Quick answer
WebP is an image format created by Google in 2010. It compresses 25-35% better than JPG while maintaining quality. Most modern websites use WebP to load faster.
WebP is newer and smaller than JPG. Here is everything you need to know.
WebP: created by Google, standardized by tech industry
Google developed WebP to solve the image size problem on slow internet. The format took years to gain adoption because:
- Safari did not support it until 2022 (version 16).
- Outlook does not support it.
- Many tools still default to JPG and PNG.
By 2026, most modern browsers support WebP, making it a viable web standard.
How WebP compression works
WebP uses more advanced compression algorithms than JPG:
- Predicting pixels: instead of storing every pixel, WebP predicts what nearby pixels are and stores only the difference.

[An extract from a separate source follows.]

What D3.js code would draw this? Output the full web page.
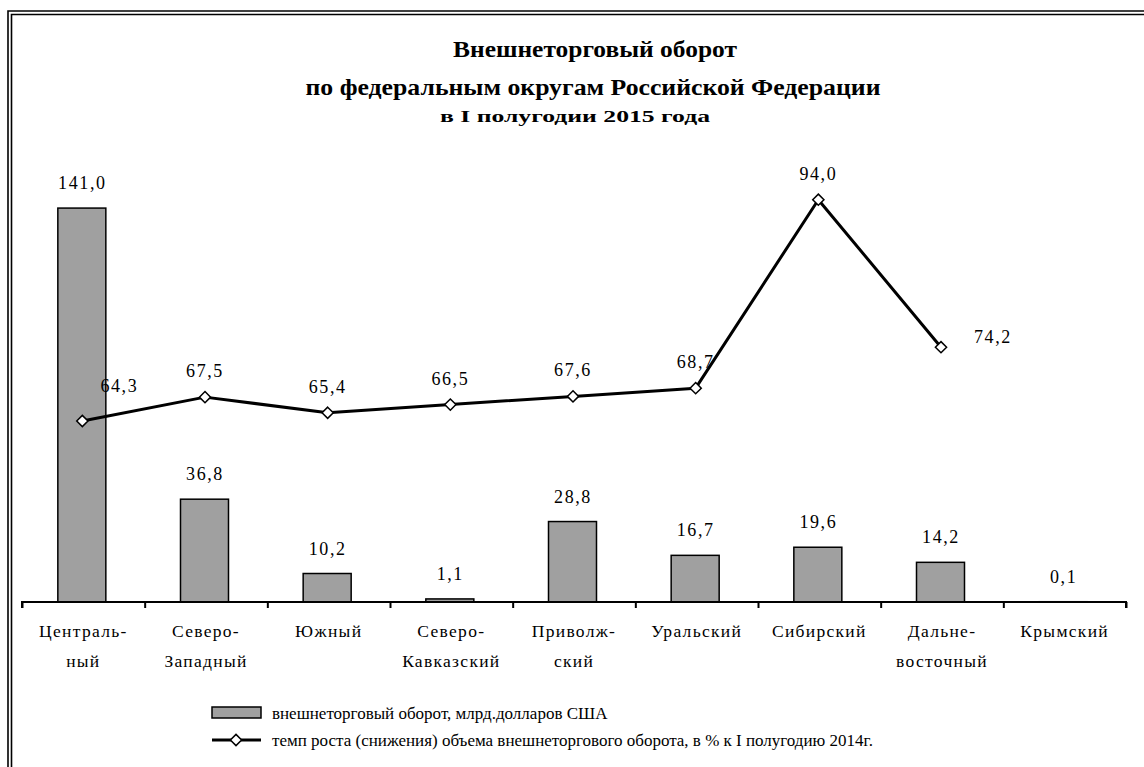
<!DOCTYPE html>
<html><head><meta charset="utf-8">
<script src="https://cdn.jsdelivr.net/npm/d3@7"></script>
<style>
body{margin:0;background:#fff;}
</style></head>
<body><svg id="c" width="1144" height="767" font-family="'Liberation Serif', 'Times New Roman', serif"></svg>
<script>
const categories = [["Централь-","ный"],["Северо-","Западный"],["Южный"],["Северо-","Кавказский"],["Приволж-","ский"],["Уральский"],["Сибирский"],["Дальне-","восточный"],["Крымский"]];
const turnover = [141.0, 36.8, 10.2, 1.1, 28.8, 16.7, 19.6, 14.2, 0.1];
const growth = [64.3, 67.5, 65.4, 66.5, 67.6, 68.7, 94.0, 74.2, null];
const titleLines = ["Внешнеторговый оборот","по федеральным округам Российской Федерации","в I полугодии 2015 года"];
const legendLabels = ["внешнеторговый оборот, млрд.долларов США","темп роста (снижения) объема внешнеторгового оборота, в % к I полугодию 2014г."];

const svg = d3.select("#c");
const FF = "'Liberation Serif', 'Times New Roman', serif";
const fmt = v => v.toFixed(1).replace(".", ",");

// double border (extends beyond the picture at right and bottom)
[[8,11],[11.5,14.5]].forEach(([bx,by])=>{
  svg.append("path").attr("d",`M${bx},800V${by}H1200`).attr("fill","none").attr("stroke","#000").attr("stroke-width",1.6);
});

// title
const tl = svg.append("g").attr("font-family",FF).attr("font-weight","bold").attr("text-anchor","middle");
tl.append("text").attr("x",595).attr("y",57).attr("font-size",23).attr("textLength",284).attr("lengthAdjust","spacingAndGlyphs").text(titleLines[0]);
tl.append("text").attr("x",593).attr("y",95).attr("font-size",23).attr("textLength",575).attr("lengthAdjust","spacingAndGlyphs").text(titleLines[1]);
tl.append("text").attr("x",575).attr("y",122).attr("font-size",17).attr("textLength",270).attr("lengthAdjust","spacingAndGlyphs").text(titleLines[2]);

const x0 = 22, x1 = 1126, yBase = 602, yTop = 155;
const x = d3.scaleBand().domain(d3.range(categories.length)).range([x0,x1]).paddingInner(0).paddingOuter(0);
const y = d3.scaleLinear().domain([0,160]).range([yBase,yTop]);
const y2 = d3.scaleLinear().domain([40,100]).range([yBase,yTop]);
const bw = 48;

// bars
svg.append("g").selectAll("rect").data(turnover).join("rect")
  .attr("x",(d,i)=>x(i)+x.bandwidth()/2-bw/2-1.5)
  .attr("y",d=>y(d))
  .attr("width",bw).attr("height",d=>yBase-y(d))
  .attr("fill","#a0a0a0").attr("stroke","#000").attr("stroke-width",1.5);

// bar labels
svg.append("g").attr("font-family",FF).selectAll("text").data(turnover).join("text")
  .attr("x",(d,i)=>x(i)+x.bandwidth()/2-1)
  .attr("y",d=>y(d)-19)
  .attr("text-anchor","middle").attr("font-size",18).attr("letter-spacing",1.6)
  .text(d=>fmt(d));

// axis
const axis = d3.axisBottom(d3.scaleLinear().domain([0,categories.length]).range([x0,x1])).ticks(categories.length).tickSize(6).tickFormat("");
const ag = svg.append("g").attr("transform",`translate(0,${yBase})`).call(axis);
ag.select(".domain").attr("stroke","#000").attr("stroke-width",2).attr("d",`M${x0},6V0H${x1}V6`);
ag.selectAll(".tick line").attr("stroke","#000").attr("stroke-width",2);

// category labels
const cl = svg.append("g").attr("font-family",FF);
categories.forEach((c,i)=>{
  c.forEach((s,j)=>{
    cl.append("text").attr("x",x(i)+x.bandwidth()/2).attr("y",637+j*30)
      .attr("text-anchor","middle").attr("font-size",17.5).attr("letter-spacing",1.3).text(s);
  });
});

// line
const pts = growth.map((v,i)=>({v,i})).filter(d=>d.v!=null);
const px = i => x(i)+x.bandwidth()/2-1;
svg.append("path").datum(pts)
  .attr("d",d3.line().x(d=>px(d.i)).y(d=>y2(d.v)))
  .attr("fill","none").attr("stroke","#000").attr("stroke-width",3).attr("stroke-linejoin","round");
svg.append("g").selectAll("path").data(pts).join("path")
  .attr("transform",d=>`translate(${px(d.i)},${y2(d.v)})`)
  .attr("d",d3.symbol(d3.symbolDiamond2,80)())
  .attr("fill","#fff").attr("stroke","#000").attr("stroke-width",1.5);
svg.append("g").attr("font-family",FF).selectAll("text").data(pts).join("text")
  .attr("x",d=> d.i===0 ? px(d.i)+37 : d.i===7 ? px(d.i)+33 : px(d.i))
  .attr("y",d=> d.i===0 ? y2(d.v)-29 : d.i===7 ? y2(d.v)-4 : y2(d.v)-20)
  .attr("text-anchor",d=> d.i===7 ? "start" : "middle")
  .attr("font-size",18).attr("letter-spacing",1.6)
  .text(d=>fmt(d.v));

// legend
const lg = svg.append("g").attr("font-family",FF);
lg.append("rect").attr("x",212).attr("y",707).attr("width",49).attr("height",11).attr("fill","#a0a0a0").attr("stroke","#000").attr("stroke-width",1.5);
lg.append("text").attr("x",272).attr("y",719).attr("font-size",17).text(legendLabels[0]);
lg.append("line").attr("x1",212).attr("x2",261).attr("y1",740).attr("y2",740).attr("stroke","#000").attr("stroke-width",3);
lg.append("path").attr("transform","translate(236,740)").attr("d",d3.symbol(d3.symbolDiamond2,80)()).attr("fill","#fff").attr("stroke","#000").attr("stroke-width",1.5);
lg.append("text").attr("x",272).attr("y",746).attr("font-size",17).text(legendLabels[1]);
</script></body></html>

- Better color models: WebP handles color spaces more efficiently than JPG.
- Smarter bit allocation: complex areas (textures, details) get more bits; simple areas get fewer bits.
Result: files that look nearly identical but are 25-35% smaller.
WebP vs older formats
- vs JPG: same quality, 25-35% smaller, but less compatible.
- vs PNG: when using lossy mode, 60-75% smaller; lossless mode is 25-30% smaller.
- vs GIF: for animations, 50% smaller with better quality.
Why Google created WebP
Google's research in 2010 showed that page load speed was critical to user experience and search ranking. Optimizing image compression was the highest-impact change for the average website. WebP was the solution.
Current adoption status (2026)
- Large tech companies: Google, Facebook, Netflix, Amazon all serve WebP.
- E-commerce sites: most use WebP with JPG fallback.
- Mobile web: nearly all modern sites serve WebP to mobile phones.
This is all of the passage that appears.